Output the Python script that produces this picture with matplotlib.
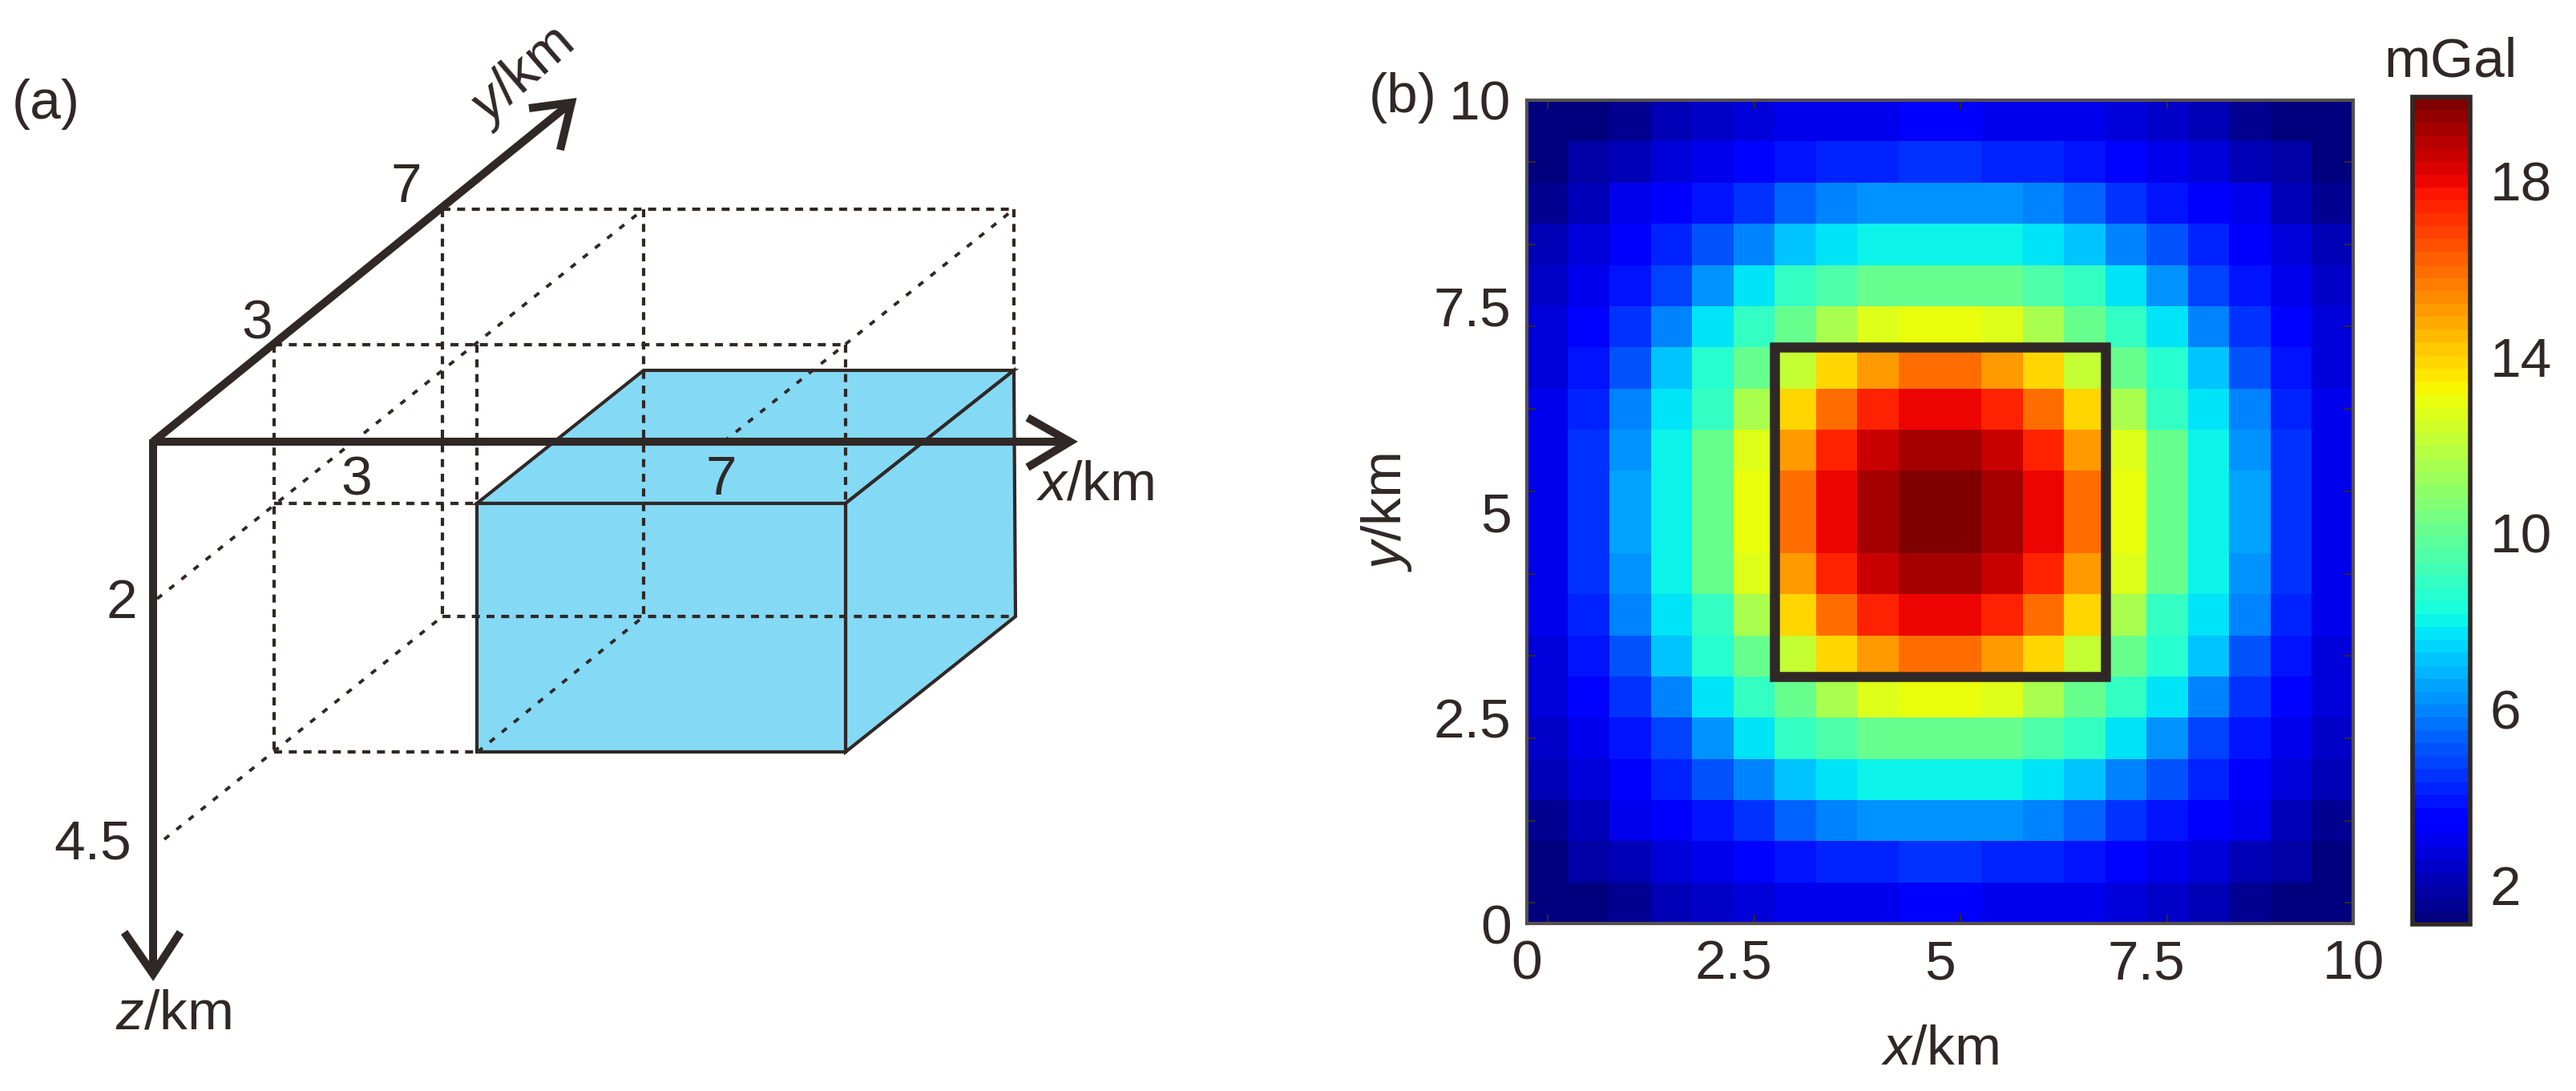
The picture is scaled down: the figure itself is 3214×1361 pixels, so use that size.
import matplotlib
matplotlib.use("Agg")
import matplotlib.pyplot as plt
import numpy as np
from matplotlib.patches import Polygon, Rectangle

plt.rcParams['font.family'] = ['Liberation Sans', 'DejaVu Sans']
plt.rcParams['mathtext.fontset'] = 'custom'
plt.rcParams['mathtext.it'] = 'Liberation Sans:italic'
plt.rcParams['mathtext.rm'] = 'Liberation Sans'

# ---------------- data: gravity anomaly grid (mGal), rows from y=0 upward ----------------
r0 = [1.0, 1.3, 1.6, 2.0, 2.3, 2.7, 2.9, 3.0, 3.1, 3.2, 3.2, 3.1, 3.0, 2.9, 2.7, 2.3, 2.0, 1.6, 1.3, 1.0]
r1 = [1.3, 1.7, 2.2, 2.7, 3.1, 3.5, 3.8, 4.1, 4.3, 4.4, 4.4, 4.3, 4.1, 3.8, 3.5, 3.1, 2.7, 2.2, 1.7, 1.3]
r2 = [1.6, 2.2, 2.9, 3.4, 4.0, 4.6, 5.3, 5.8, 6.1, 6.2, 6.2, 6.1, 5.8, 5.3, 4.6, 4.0, 3.4, 2.9, 2.2, 1.6]
r3 = [2.0, 2.6, 3.3, 4.2, 5.0, 6.0, 7.0, 7.8, 8.0, 8.1, 8.1, 8.0, 7.8, 7.0, 6.0, 5.0, 4.2, 3.3, 2.6, 2.0]
r4 = [2.4, 3.0, 3.8, 4.8, 6.2, 7.6, 8.8, 9.4, 10.0, 10.2, 10.2, 10.0, 9.4, 8.8, 7.6, 6.2, 4.8, 3.8, 3.0, 2.4]
r5 = [2.7, 3.5, 4.5, 6.0, 7.8, 8.8, 10.0, 11.5, 12.8, 13.0, 13.0, 12.8, 11.5, 10.0, 8.8, 7.8, 6.0, 4.5, 3.5, 2.7]
r6 = [2.8, 3.8, 5.0, 7.0, 8.5, 10.0, 12.0, 13.8, 15.0, 16.0, 16.0, 15.0, 13.8, 12.0, 10.0, 8.5, 7.0, 5.0, 3.8, 2.8]
r7 = [3.0, 4.2, 5.8, 7.8, 9.0, 11.5, 13.8, 16.0, 17.5, 18.0, 18.0, 17.5, 16.0, 13.8, 11.5, 9.0, 7.8, 5.8, 4.2, 3.0]
r8 = [3.1, 4.4, 6.3, 8.0, 10.0, 12.8, 15.0, 17.5, 18.5, 19.3, 19.3, 18.5, 17.5, 15.0, 12.8, 10.0, 8.0, 6.3, 4.4, 3.1]
r9 = [3.1, 4.5, 6.4, 8.0, 10.0, 13.0, 16.0, 18.0, 19.3, 20.0, 20.0, 19.3, 18.0, 16.0, 13.0, 10.0, 8.0, 6.4, 4.5, 3.1]
r10 = [3.1, 4.5, 6.4, 8.0, 10.0, 13.0, 16.0, 18.0, 19.3, 20.0, 20.0, 19.3, 18.0, 16.0, 13.0, 10.0, 8.0, 6.4, 4.5, 3.1]
r11 = [3.1, 4.4, 6.3, 8.0, 10.0, 12.8, 15.0, 17.5, 18.5, 19.3, 19.3, 18.5, 17.5, 15.0, 12.8, 10.0, 8.0, 6.3, 4.4, 3.1]
r12 = [3.0, 4.2, 5.8, 7.8, 9.0, 11.5, 13.8, 16.0, 17.5, 18.0, 18.0, 17.5, 16.0, 13.8, 11.5, 9.0, 7.8, 5.8, 4.2, 3.0]
r13 = [2.8, 3.8, 5.0, 7.0, 8.5, 10.0, 12.0, 13.8, 15.0, 16.0, 16.0, 15.0, 13.8, 12.0, 10.0, 8.5, 7.0, 5.0, 3.8, 2.8]
r14 = [2.7, 3.5, 4.5, 6.0, 7.8, 8.8, 10.0, 11.5, 12.8, 13.0, 13.0, 12.8, 11.5, 10.0, 8.8, 7.8, 6.0, 4.5, 3.5, 2.7]
r15 = [2.4, 3.0, 3.8, 4.8, 6.2, 7.6, 8.8, 9.4, 10.0, 10.2, 10.2, 10.0, 9.4, 8.8, 7.6, 6.2, 4.8, 3.8, 3.0, 2.4]
r16 = [2.0, 2.6, 3.3, 4.2, 5.0, 6.0, 7.0, 7.8, 8.0, 8.1, 8.1, 8.0, 7.8, 7.0, 6.0, 5.0, 4.2, 3.3, 2.6, 2.0]
r17 = [1.6, 2.2, 2.9, 3.4, 4.0, 4.6, 5.3, 5.8, 6.1, 6.2, 6.2, 6.1, 5.8, 5.3, 4.6, 4.0, 3.4, 2.9, 2.2, 1.6]
r18 = [1.3, 1.7, 2.2, 2.7, 3.1, 3.5, 3.8, 4.1, 4.3, 4.4, 4.4, 4.3, 4.1, 3.8, 3.5, 3.1, 2.7, 2.2, 1.7, 1.3]
r19 = [1.0, 1.3, 1.6, 2.0, 2.3, 2.7, 2.9, 3.0, 3.1, 3.2, 3.2, 3.1, 3.0, 2.9, 2.7, 2.3, 2.0, 1.6, 1.3, 1.0]
grid_rows = [r0, r1, r2, r3, r4, r5, r6, r7, r8, r9, r10, r11, r12, r13, r14, r15, r16, r17, r18, r19]

prism_x = [3, 7]
prism_y = [3, 7]
tick_vals = [0, 2.5, 5, 7.5, 10]
tick_labels = ['0', '2.5', '5', '7.5', '10']
cbar_ticks = [2, 6, 10, 14, 18]

# ---------------- figure ----------------
W, H = 3214, 1361
fig = plt.figure(figsize=(W / 100, H / 100), dpi=100)
DARK = '#302826'
FS = 50

bg = fig.add_axes([0, 0, 1, 1])
bg.set_xlim(0, W)
bg.set_ylim(H, 0)
bg.axis('off')

# --- panel (a): schematic (screen coordinates of the oblique sketch) ---
front = [(595, 628), (1055, 628), (1055, 938), (595, 938)]
top = [(595, 628), (803, 462), (1265, 462), (1055, 628)]
side = [(1055, 628), (1265, 462), (1267, 769), (1055, 938)]
for poly in (top, side, front):
    bg.add_patch(Polygon(poly, closed=True, facecolor='#84D9F5', edgecolor=DARK, lw=3.0, zorder=2))

dash = dict(color=DARK, lw=3.0, ls=(0, (2.4, 2.0)), zorder=3)
dash_lines = [
    [(552, 261), (1265, 261)], [(552, 261), (552, 769)], [(803, 261), (803, 769)],
    [(1265, 261), (1265, 462)], [(552, 769), (1267, 769)],
    [(342, 430), (1055, 430)], [(342, 430), (342, 938)], [(595, 430), (595, 628)],
    [(1055, 430), (1055, 628)], [(342, 628), (595, 628)], [(342, 938), (595, 938)],
]
for seg in dash_lines:
    (x0, y0), (x1, y1) = seg
    bg.plot([x0, x1], [y0, y1], **dash)
dot = dict(color=DARK, lw=2.8, ls=(0, (2.0, 3.0)), zorder=3)
diag_lines = [
    [(196, 747), (803, 261)], [(903, 551), (1265, 261)],
    [(596, 938), (803, 769)], [(205, 1047), (552, 769)],
]
for seg in diag_lines:
    (x0, y0), (x1, y1) = seg
    bg.plot([x0, x1], [y0, y1], **dot)

ax_kw = dict(color=DARK, lw=7.2, solid_capstyle='butt', solid_joinstyle='miter', zorder=4)
O = (191, 551)
bg.plot([O[0], 1330], [O[1], O[1]], **ax_kw)
bg.plot([O[0], 709], [O[1], 131], **ax_kw)
bg.plot([O[0], O[0]], [O[1] - 3, 1210], **ax_kw)
bg.plot([1282, 1335, 1282], [521, 551, 583], **ax_kw)
bg.plot([660, 713, 699], [135, 128, 187], **ax_kw)
bg.plot([155, 191, 225], [1163, 1215, 1163], **ax_kw)

tk = dict(fontsize=FS, color=DARK, ha='center', va='center', zorder=5)
bg.text(57, 130, '(a)', **tk)
bg.text(651, 95, r'$\mathit{y}$/km', rotation=41, **tk)
bg.text(507, 234, '7', **tk)
bg.text(321, 404, '3', **tk)
bg.text(445, 599, '3', **tk)
bg.text(900, 599, '7', **tk)
bg.text(1366, 605, r'$\mathit{x}$/km', **tk)
bg.text(152, 753, '2', **tk)
bg.text(116, 1054, '4.5', **tk)
bg.text(216, 1265, r'$\mathit{z}$/km', **tk)

# --- panel (b): heat map ---
def fr(x0, y0, x1, y1):
    return [x0 / W, 1 - y1 / H, (x1 - x0) / W, (y1 - y0) / H]

ax = fig.add_axes(fr(1905, 125, 2936, 1152))
data = np.array(grid_rows)
cmap = plt.get_cmap('jet', 64)
im = ax.imshow(data, extent=(0, 10, 0, 10), origin='lower', cmap=cmap,
               vmin=1.1, vmax=19.9, interpolation='nearest', aspect='auto')
ax.add_patch(Rectangle((prism_x[0], prism_y[0]), prism_x[1] - prism_x[0], prism_y[1] - prism_y[0],
                       fill=False, edgecolor=DARK, lw=9, joinstyle='miter'))
ax.set_xlim(0, 10)
ax.set_ylim(0, 10)
ax.set_xticks(tick_vals)
ax.set_xticklabels(tick_labels)
ax.set_yticks(tick_vals)
ax.set_yticklabels(tick_labels)
ax.tick_params(length=0, labelsize=FS, colors=DARK, pad=14)
ax.set_xticks(np.arange(0.25, 10, 2.5), minor=True)
ax.set_yticks(np.arange(0.25, 10, 1.0), minor=True)
ax.tick_params(which='minor', direction='in', length=8, width=1.5, color=DARK,
               top=True, right=True, bottom=True, left=True)
for s in ax.spines.values():
    s.set_color('#555050')
    s.set_linewidth(3)
ax.set_xlabel(r'$\mathit{x}$/km', fontsize=FS, color=DARK, labelpad=30)
ax.set_ylabel(r'$\mathit{y}$/km', fontsize=FS, color=DARK, labelpad=18)
fig.text(1750 / W, 1 - 122 / H, '(b)', fontsize=FS, color=DARK, ha='center', va='center')

cax = fig.add_axes(fr(3010, 121, 3082, 1153))
cb = fig.colorbar(im, cax=cax, ticks=cbar_ticks)
cb.outline.set_edgecolor(DARK)
cb.outline.set_linewidth(4)
cax.tick_params(length=0, labelsize=FS, colors=DARK, pad=18)
fig.text(3057 / W, 1 - 78 / H, 'mGal', fontsize=FS, color=DARK, ha='center', va='center')

fig.savefig('out.png', dpi=100)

# Exercise instructions
Exactly as they appear, print the lines of the listing above from its first line through the line that contains "plt.rcParams['mathtext.rm'] = 'Liberation", minus the pictures.

# Result
Output the Python script that produces this picture with matplotlib.
The picture is scaled down: the figure itself is 3214×1361 pixels, so use that size.
import matplotlib
matplotlib.use("Agg")
import matplotlib.pyplot as plt
import numpy as np
from matplotlib.patches import Polygon, Rectangle

plt.rcParams['font.family'] = ['Liberation Sans', 'DejaVu Sans']
plt.rcParams['mathtext.fontset'] = 'custom'
plt.rcParams['mathtext.it'] = 'Liberation Sans:italic'
plt.rcParams['mathtext.rm'] = 'Liberation Sans'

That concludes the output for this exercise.